> Direction:
Look through the data below and return each line where "this" appears.

> Listed entries:
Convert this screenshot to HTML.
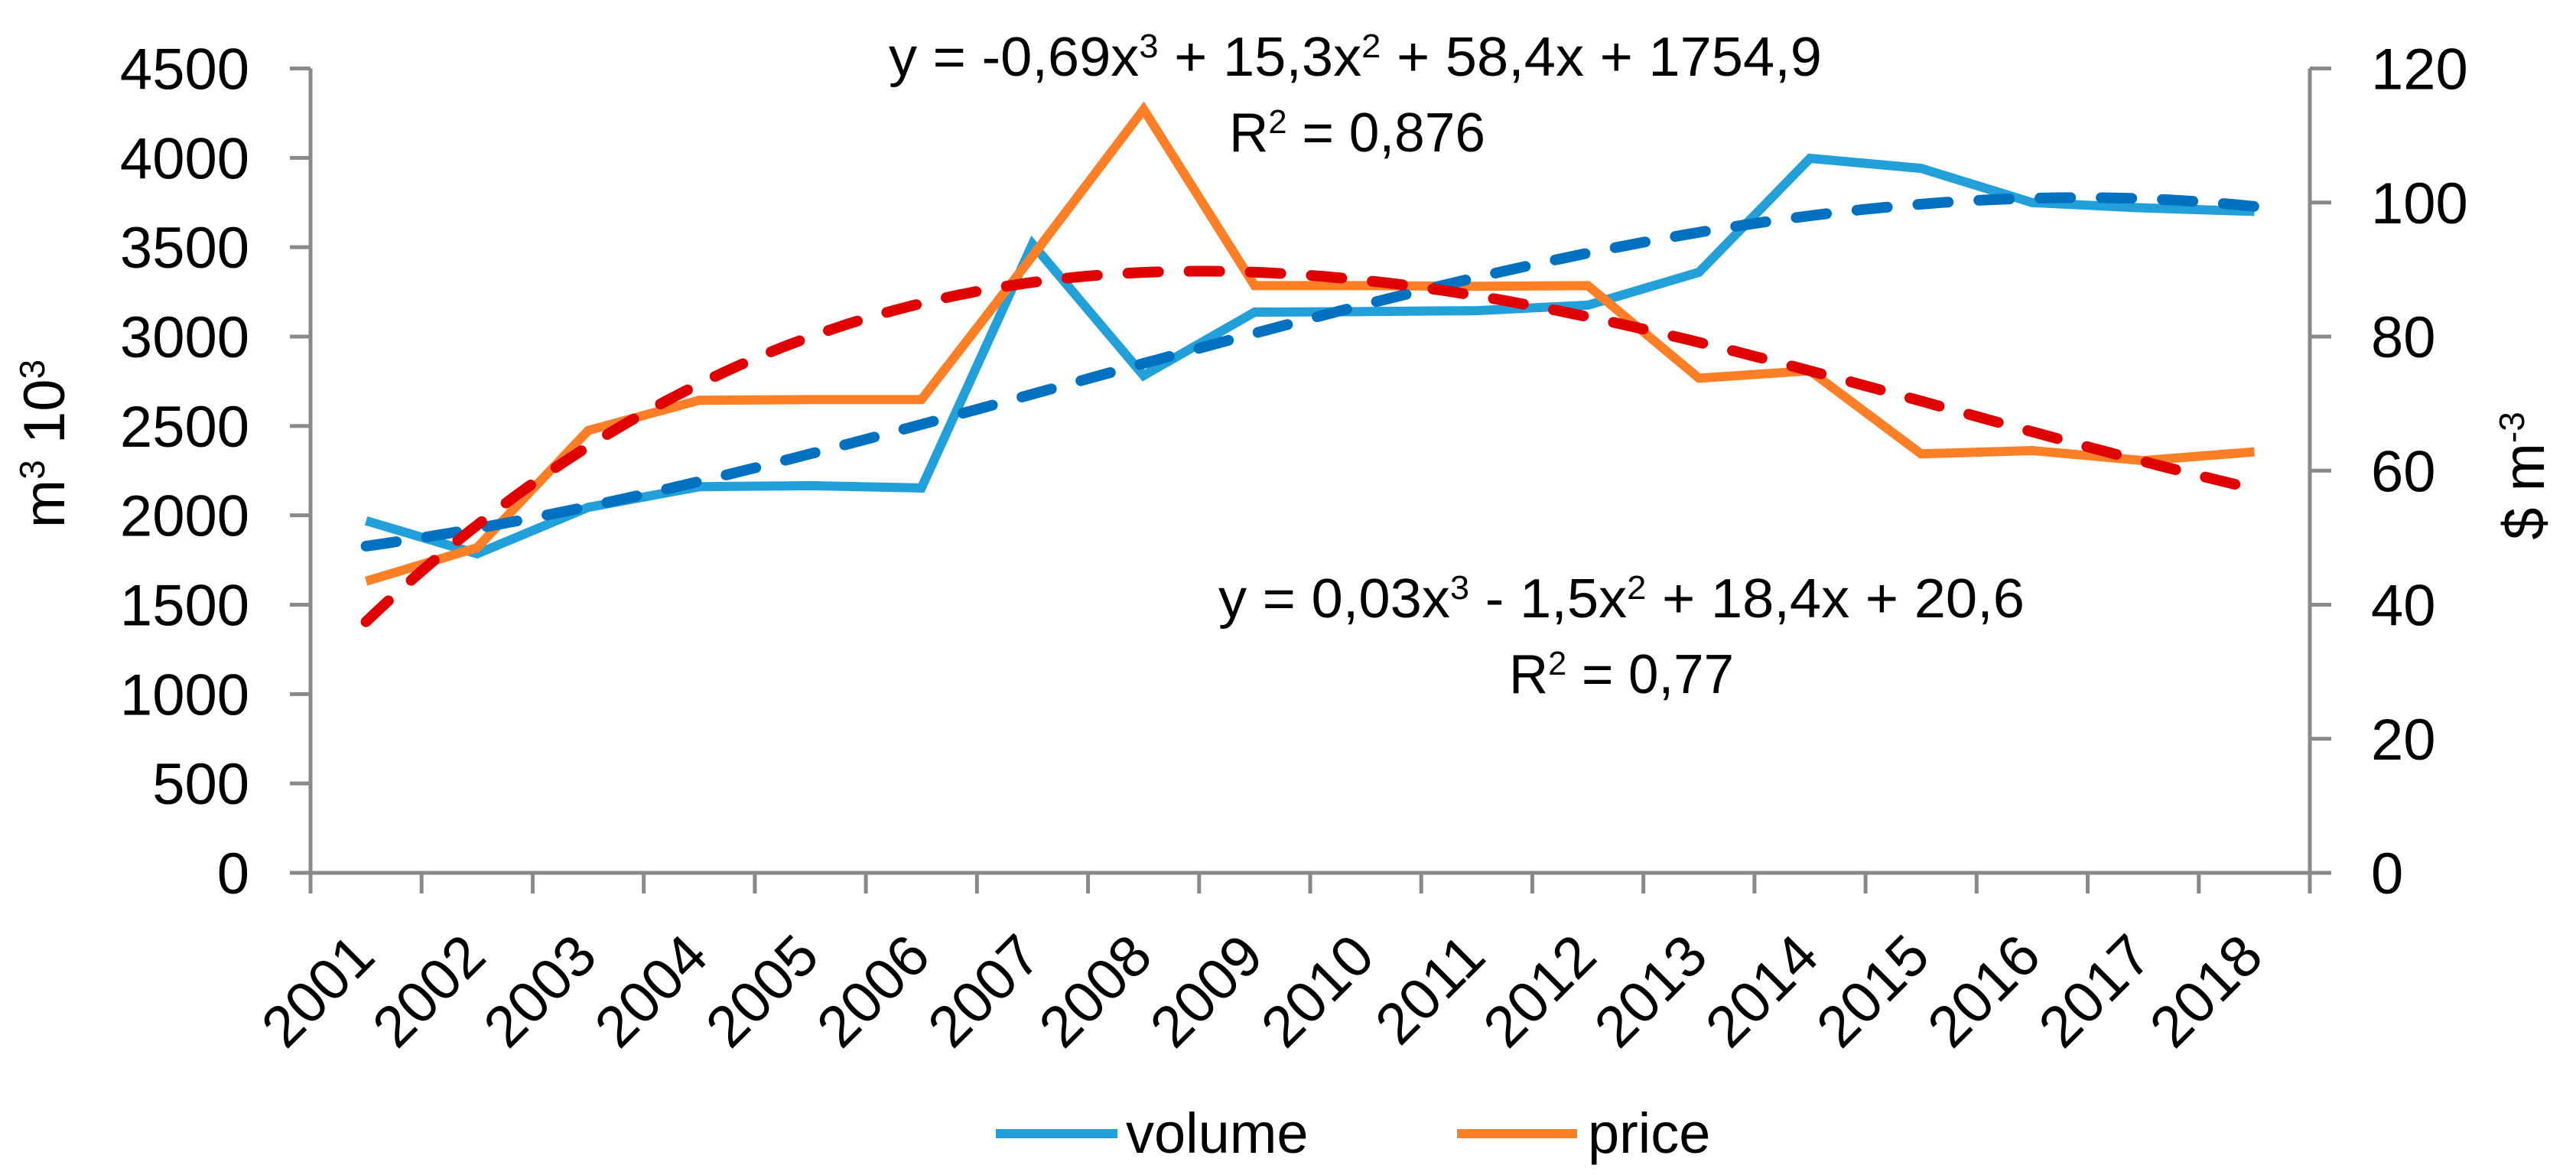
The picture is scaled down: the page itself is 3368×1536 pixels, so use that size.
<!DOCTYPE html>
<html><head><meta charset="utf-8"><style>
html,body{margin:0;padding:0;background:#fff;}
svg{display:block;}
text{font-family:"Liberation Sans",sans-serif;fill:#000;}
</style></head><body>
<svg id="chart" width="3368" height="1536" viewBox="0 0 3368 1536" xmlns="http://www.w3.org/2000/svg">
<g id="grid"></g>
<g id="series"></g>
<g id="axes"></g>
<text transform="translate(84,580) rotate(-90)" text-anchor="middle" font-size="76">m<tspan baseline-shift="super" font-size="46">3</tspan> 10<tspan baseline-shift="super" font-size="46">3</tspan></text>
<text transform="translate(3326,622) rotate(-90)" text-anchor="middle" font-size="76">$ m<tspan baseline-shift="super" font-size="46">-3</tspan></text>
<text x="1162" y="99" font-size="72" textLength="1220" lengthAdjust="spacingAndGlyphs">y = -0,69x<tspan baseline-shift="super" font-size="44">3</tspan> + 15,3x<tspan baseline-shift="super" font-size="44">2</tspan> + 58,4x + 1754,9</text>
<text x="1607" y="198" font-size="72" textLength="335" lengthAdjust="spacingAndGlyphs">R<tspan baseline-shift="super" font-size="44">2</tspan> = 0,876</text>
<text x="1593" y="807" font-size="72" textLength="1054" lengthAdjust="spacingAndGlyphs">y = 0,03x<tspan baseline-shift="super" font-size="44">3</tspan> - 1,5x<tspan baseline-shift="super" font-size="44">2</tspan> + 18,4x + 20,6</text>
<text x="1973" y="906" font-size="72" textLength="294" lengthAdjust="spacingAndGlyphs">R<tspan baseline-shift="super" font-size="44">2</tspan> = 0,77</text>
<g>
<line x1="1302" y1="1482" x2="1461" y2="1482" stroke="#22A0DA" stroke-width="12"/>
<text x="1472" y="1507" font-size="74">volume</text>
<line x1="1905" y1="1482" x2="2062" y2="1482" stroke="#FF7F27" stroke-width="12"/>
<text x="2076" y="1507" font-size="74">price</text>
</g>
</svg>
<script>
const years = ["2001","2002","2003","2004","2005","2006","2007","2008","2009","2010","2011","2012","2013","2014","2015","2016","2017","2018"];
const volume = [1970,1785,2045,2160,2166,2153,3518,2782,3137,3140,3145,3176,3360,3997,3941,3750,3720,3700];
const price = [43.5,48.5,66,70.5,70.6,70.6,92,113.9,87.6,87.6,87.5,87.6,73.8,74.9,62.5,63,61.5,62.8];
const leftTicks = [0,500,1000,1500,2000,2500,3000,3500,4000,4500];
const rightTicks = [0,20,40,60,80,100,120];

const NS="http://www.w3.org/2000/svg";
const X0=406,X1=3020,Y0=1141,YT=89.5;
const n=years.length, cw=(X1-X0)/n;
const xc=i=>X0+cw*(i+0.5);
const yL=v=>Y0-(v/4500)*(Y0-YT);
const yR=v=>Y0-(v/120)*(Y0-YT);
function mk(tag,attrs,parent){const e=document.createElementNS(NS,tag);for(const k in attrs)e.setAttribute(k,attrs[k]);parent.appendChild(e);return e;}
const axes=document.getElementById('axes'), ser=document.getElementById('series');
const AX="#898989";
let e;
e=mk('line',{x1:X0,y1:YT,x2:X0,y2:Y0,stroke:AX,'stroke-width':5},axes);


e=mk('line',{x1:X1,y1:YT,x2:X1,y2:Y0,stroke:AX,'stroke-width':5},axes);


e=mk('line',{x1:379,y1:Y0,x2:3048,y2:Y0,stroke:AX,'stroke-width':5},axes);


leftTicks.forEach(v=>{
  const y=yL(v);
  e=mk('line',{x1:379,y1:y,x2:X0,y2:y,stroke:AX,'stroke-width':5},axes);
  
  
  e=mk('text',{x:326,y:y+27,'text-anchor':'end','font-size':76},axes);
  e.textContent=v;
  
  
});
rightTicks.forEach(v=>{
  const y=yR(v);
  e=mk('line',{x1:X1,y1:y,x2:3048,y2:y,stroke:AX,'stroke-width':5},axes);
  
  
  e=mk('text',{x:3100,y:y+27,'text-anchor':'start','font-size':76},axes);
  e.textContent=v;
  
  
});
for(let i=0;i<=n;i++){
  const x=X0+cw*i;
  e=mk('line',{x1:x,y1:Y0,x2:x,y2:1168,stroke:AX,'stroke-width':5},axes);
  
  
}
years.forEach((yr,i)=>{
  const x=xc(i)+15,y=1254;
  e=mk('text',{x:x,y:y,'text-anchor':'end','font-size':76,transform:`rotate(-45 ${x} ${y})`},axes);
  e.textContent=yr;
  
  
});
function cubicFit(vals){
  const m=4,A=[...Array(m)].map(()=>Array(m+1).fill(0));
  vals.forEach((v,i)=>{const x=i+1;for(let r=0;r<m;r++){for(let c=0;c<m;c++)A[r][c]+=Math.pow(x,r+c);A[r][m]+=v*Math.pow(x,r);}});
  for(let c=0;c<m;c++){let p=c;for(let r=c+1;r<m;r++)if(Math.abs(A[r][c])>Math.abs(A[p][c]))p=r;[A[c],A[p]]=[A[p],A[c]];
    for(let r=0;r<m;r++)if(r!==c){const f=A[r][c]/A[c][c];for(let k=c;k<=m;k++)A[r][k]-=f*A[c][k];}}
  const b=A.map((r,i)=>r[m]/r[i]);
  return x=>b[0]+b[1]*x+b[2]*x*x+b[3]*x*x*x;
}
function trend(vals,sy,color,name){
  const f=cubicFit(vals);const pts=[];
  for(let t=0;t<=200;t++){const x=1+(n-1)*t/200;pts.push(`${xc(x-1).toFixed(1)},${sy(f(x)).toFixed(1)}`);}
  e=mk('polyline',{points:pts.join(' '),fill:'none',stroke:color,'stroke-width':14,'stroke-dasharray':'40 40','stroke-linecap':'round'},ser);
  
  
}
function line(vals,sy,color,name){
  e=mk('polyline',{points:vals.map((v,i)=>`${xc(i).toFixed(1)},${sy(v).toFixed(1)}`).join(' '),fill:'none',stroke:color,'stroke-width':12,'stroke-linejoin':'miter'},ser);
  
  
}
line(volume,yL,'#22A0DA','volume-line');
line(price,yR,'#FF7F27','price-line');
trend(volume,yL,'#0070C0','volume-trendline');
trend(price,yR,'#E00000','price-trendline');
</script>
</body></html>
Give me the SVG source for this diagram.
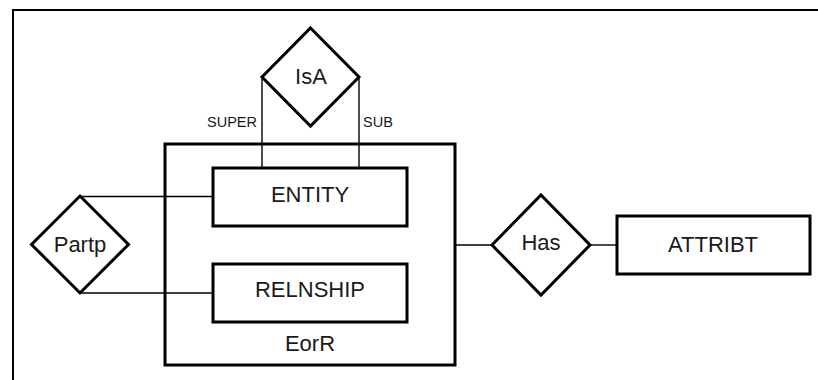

> Exercise solution:
Convert this screenshot to HTML.
Give me the SVG source for this diagram.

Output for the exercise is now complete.